All the answers you have so far are correct. The only thing I'd like to add is that effective foreshadowing keeps readers engaged. Let's face it, one of the reasons we all kind of "grow out of" certain works of literature is because they become too predictable. When the foreshadowing is subtle and effective, readers are more likely to be intrigued by and connected to the work. Effective and mature use of foreshadowing is delightful and intriguing to any reader.
Foreshadowing accomplishes a couple of things. It keeps the reader intrigued. They keep reading because the clues the author leaves is like a treasure hunt. We have to be very clever to find them. Also when we get to the end, we have that "Aha. I knew it moment," "Or the wait a minute, I gotta go back and find the clues moment." Either way we are more involved as readers.
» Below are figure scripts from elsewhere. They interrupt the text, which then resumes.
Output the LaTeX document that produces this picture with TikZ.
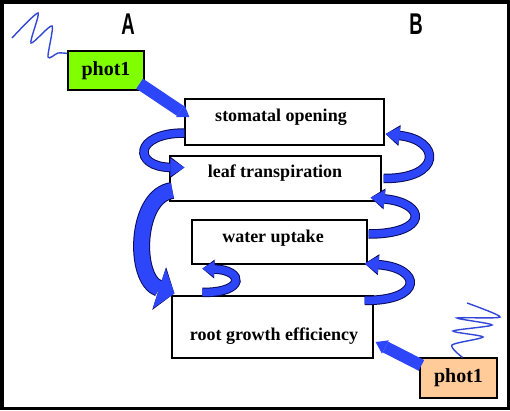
\documentclass[tikz,border=0pt]{standalone}
\usepackage{fontspec}
\usepackage{graphicx}
\setmainfont{Liberation Serif}
\newfontfamily\labelfont{Liberation Sans}
\usetikzlibrary{arrows.meta,calc}
\definecolor{ribbonblue}{RGB}{45,70,250}
\definecolor{ribbonedge}{RGB}{10,10,90}
\definecolor{wavecol}{RGB}{50,70,215}
\definecolor{photgreen}{RGB}{128,255,0}
\definecolor{photpeach}{RGB}{255,204,153}
\begin{document}
\begin{tikzpicture}[x=1pt, y=-1pt,
  box/.style={draw, fill=white, line width=1.2pt, inner sep=0pt},
  caption/.style={font=\bfseries\fontsize{18}{20}\selectfont, anchor=base, inner sep=0pt},
  photbox/.style={draw, line width=1.2pt, inner sep=0pt, font=\bfseries\fontsize{20}{22}\selectfont},
  sidelabel/.style={font=\labelfont\bfseries\fontsize{30}{30}\selectfont, inner sep=0pt},
  wave/.style={draw=wavecol, line width=1.4pt},
  push/.style={draw=ribbonblue, line width=12pt, -{Triangle[width=15pt,length=11pt,line width=0pt]}},
  ribbon/.style n args={5}{draw=ribbonblue, line width=#1,
    -{Triangle[width=#2,length=#3,line width=0pt]},
    preaction={draw=ribbonedge, line width=#4, -{Triangle[width=#5,length=#3,line width=0pt]}}}]
  \useasboundingbox (0,0) rectangle (510,410);

  % frame and side labels
  \draw[line width=3.5pt] (1.75,1.75) rectangle (508.25,408.25);
  \node[sidelabel] (labA) at (128,24) {\scalebox{0.62}[1]{A}};
  \node[sidelabel] (labB) at (416,24) {\scalebox{0.62}[1]{B}};

  % processes
  \node[box, minimum width=199pt, minimum height=46pt] (stom) at (284.5,122) {};
  \node[caption] (stomtext) at (281,121) {stomatal opening};
  \node[box, minimum width=211pt, minimum height=45pt] (leaf) at (275.5,178.5) {};
  \node[caption] (leaftext) at (275,177) {leaf transpiration};
  \node[box, minimum width=175pt, minimum height=44pt] (water) at (279.5,242) {};
  \node[caption] (watertext) at (273,242) {water uptake};
  \node[box, minimum width=201pt, minimum height=62pt] (root) at (272.5,327) {};
  \node[caption] (roottext) at (274,340) {root growth efficiency};

  % photoreceptors
  \node[photbox, fill=photgreen, minimum width=76pt, minimum height=39pt] (photA) at (106,70.5) {phot1};
  \node[photbox, fill=photpeach, minimum width=77pt, minimum height=40pt] (photB) at (458.5,378) {phot1};

  % light
  \draw[wave] plot[smooth, tension=0.45] coordinates {(12,38) (38,13) (31,43) (52,26) (48,57) (58,53) ([yshift=-3pt]photA.north west)};
  \draw[wave] plot[smooth, tension=0.45] coordinates {([xshift=43pt]photB.north west) (452,345) (483,337) (453,331) (492,325) (457,318) (500,317) (467,303)};

  % phot1 action
  \draw[push] ($(photA.south east)+(-5,-7)$) -- ($(stom.west)+(5,-5)$);
  \draw[push] ($(photB.north west)+(2,8)$) -- ($(root.east)+(2,15)$);

  % side A
  \draw[ribbon={7.5pt}{18pt}{14pt}{9.5pt}{21pt}] ($(stom.west)+(0,11)$) .. controls (133,133) and (133,167) .. ($(leaf.west)+(15,-11)$);
  \draw[ribbon={15pt}{42pt}{16pt}{17pt}{45pt}] ($(leaf.west)+(3,12)$) .. controls (135,195) and (133,280) .. ($(root.north west)+(3,-2)$);
  \draw[ribbon={7.5pt}{16pt}{12pt}{9.5pt}{19pt}] ($(root.north west)+(31,-3)$) .. controls (246,293) and (244,270) .. ($(water.south west)+(11,4)$);

  % side B
  \draw[ribbon={7.5pt}{18pt}{14pt}{9.5pt}{21pt}] ($(leaf.east)+(2,0)$) .. controls (443,179) and (441,140) .. ($(stom.east)+(1,12)$);
  \draw[ribbon={7.5pt}{18pt}{14pt}{9.5pt}{21pt}] ($(water.east)+(1,-8)$) .. controls (429,234) and (427,203) .. ($(leaf.south east)+(-11,-4)$);
  \draw[ribbon={7.5pt}{18pt}{14pt}{9.5pt}{21pt}] ($(root.north east)+(-9,5)$) .. controls (424,301) and (422,268) .. ($(water.south east)+(-3,-1)$);
\end{tikzpicture}
\end{document}
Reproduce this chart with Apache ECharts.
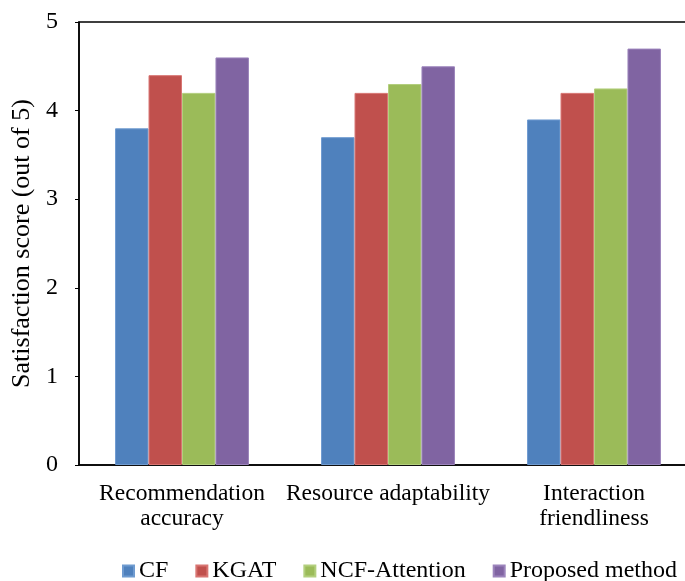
<!DOCTYPE html>
<html><head><meta charset="utf-8">
<script src="https://cdn.jsdelivr.net/npm/echarts@6/dist/echarts.min.js"></script>
<style>html,body{margin:0;padding:0;background:#fff}#c{width:685px;height:581px}</style>
</head><body><div id="c"></div>
<script>
const categories = ['Recommendation\naccuracy', 'Resource adaptability', 'Interaction\nfriendliness'];
const seriesNames = ['CF', 'KGAT', 'NCF-Attention', 'Proposed method'];
const cfValues = [3.8, 3.7, 3.9];
const kgatValues = [4.4, 4.2, 4.2];
const ncfValues = [4.2, 4.3, 4.25];
const proposedValues = [4.6, 4.5, 4.7];
const yTicks = [0, 1, 2, 3, 4, 5];
const colors = ['#4F81BD', '#C0504D', '#9BBB59', '#8064A2'];
const borders = ['#6F9BD0', '#D87572', '#B3CF7E', '#9C84BC'];
const allValues = [cfValues, kgatValues, ncfValues, proposedValues];
const font = "'Liberation Serif', 'Times New Roman', serif";

const chart = echarts.init(document.getElementById('c'), null, {renderer: 'canvas'});
chart.setOption({
  animation: false,
  textStyle: {fontFamily: font},
  grid: {left: 79, top: 22, right: -12, bottom: 116, show: true, borderColor: '#000', borderWidth: 1.5,
         containLabel: false, outerBoundsMode: 'none'},
  legend: {
    data: seriesNames, left: 117, top: 554, itemWidth: 11, itemHeight: 11, itemGap: 27,
    icon: 'rect',
    textStyle: {fontFamily: font, fontSize: 24, color: '#000'}
  },
  xAxis: {
    type: 'category', data: categories,
    axisLine: {lineStyle: {color: '#000', width: 1.5}},
    axisTick: {show: false},
    axisLabel: {fontFamily: font, fontSize: 23.5, color: '#000', lineHeight: 25, margin: 16, interval: 0}
  },
  yAxis: {
    type: 'value', min: 0, max: 5, interval: 1,
    name: 'Satisfaction score (out of 5)', nameLocation: 'middle', nameGap: 41,
    nameTextStyle: {fontFamily: font, fontSize: 26, color: '#000'},
    splitLine: {show: false},
    axisLine: {show: true, lineStyle: {color: '#000', width: 1.5}},
    axisTick: {show: true, length: 4, lineStyle: {color: '#000'}},
    axisLabel: {fontFamily: font, fontSize: 24, color: '#000', margin: 21}
  },
  series: seriesNames.map((n, i) => ({
    name: n, type: 'bar', data: allValues[i],
    barGap: '0%', barCategoryGap: '35%',
    itemStyle: {color: colors[i], borderColor: borders[i], borderWidth: 1}
  }))
});
</script></body></html>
Foreshadowing is used to give the reader clues at what will happen, whether or not he consciously realizes it. It keeps the reader interested if he is looking for foreshadowing, but even if he's not he will realize an event was foreshadowed earlier in the story when he comes across the important event at which it hinted.
I think authors use foreshadowing for a variety of reasons. Many use it to develop plot, or help create or enforce a theme, like you said. But I also think that authors can/do use it to help keep a reader interested. Or at the end, when they discover the outcome, to allow them an "Aha!" moment where they realize what was being foreshadowed earlier in the story.